Under county lines youngsters are groomed by urban gangs operating phone lines for customers to buy drugs, and travel to take supplies up and down the country, and deal them.
More police officers promised by Boris Johnson’s government [is] welcome but more need[s] to be done to look after and protect children. We are seeing more exploitation than before in modern times. They are UK nationals. More police officers will make a dent, but it won’t stop the causes.
If you exclude a kid you are immediately putting them in this space. The state has walked away, where do you expect them to go? The exploiters go thank you very much, that kid is mine.
Youth diversion services need to be hard wired in. Child criminal exploitation, it’s all about family, creating feelings of security, self-worth and power. This gap between the school gate and the front door is where the exploiters are attractive to youngsters.”

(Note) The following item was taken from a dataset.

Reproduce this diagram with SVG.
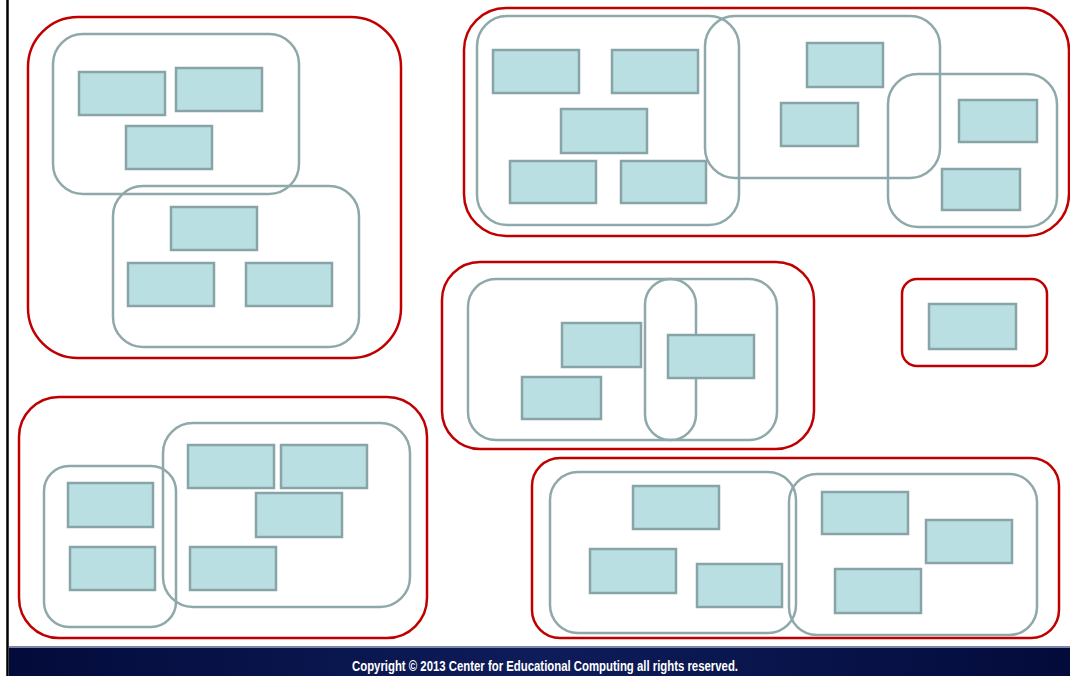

Chief constable Sawyer also highlighted the urgent need for a change in attitude towards the exploitation of young boys. Authorities are less likely to consider boys who are being criminally exploited as victims, while we largely accept girls who are sexually exploited are victims of a crime. This gender bias means that boys exploited by drug gangs are at risk of being treated as criminals themselves instead of receiving the support they need.
Drug gangs use coercion, threats and debts to exert control over their victims. In one case, a 16-year-old boy was forced to move from his home in north London to sell drugs 250 miles away in Cornwall. He was told this was to pay off a £55 ($72) debt he had incurred with the gang.
During police raids at addresses in London and Cornwall, one gang member threatened officers with a machete before being arrested. It is very often dangerous conditions such as these that young people end up in after being trafficked by drug gangs, sometimes hundreds of miles away from their friends, families and support networks.